Sure, ECC and in particular registered memory does increase the latency a bit. B...

kllrnohj · on Dec 1, 2020

You're confusing throughput & latency here. More channels increases throughput, but doesn't improve latency.

The M1's memory bandwidth is ~68GB/s, which is of course a tiny fraction of AMD Epyc's ~200GB/s per socket.

Epyc's latency isn't even competitive with AMD's own consumer parts, so I'm really not sure why you're surprised that Epyc's latency is also worse than the M1's?

sliken · on Dec 1, 2020

I'm not surprised the latency on the M1 is better than Epyc, but it's near half of any other consumer part, like say the AMD Rzyen 5950x. When accessed in a TLB friendly way (not TLB thrashing) the M1 manages 30ns which is excellent.

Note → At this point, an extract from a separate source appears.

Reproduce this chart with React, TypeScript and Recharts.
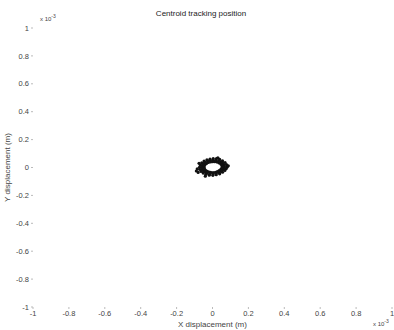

Even more impressively is that the random cacheline throughput is also excellent. So if all 8 cores have a cache miss the M1 memory system is very good at keeping multiple pending requests in flight to achieve surprisingly good throughput. Granted this isn't pure latency, so I call it throughput. Getting a random cacheline per 12ns is quite good, especially for a cheap low power system. Normally getting more than 2 memory channels on a desktop requires something exotic like an AMD threadripper.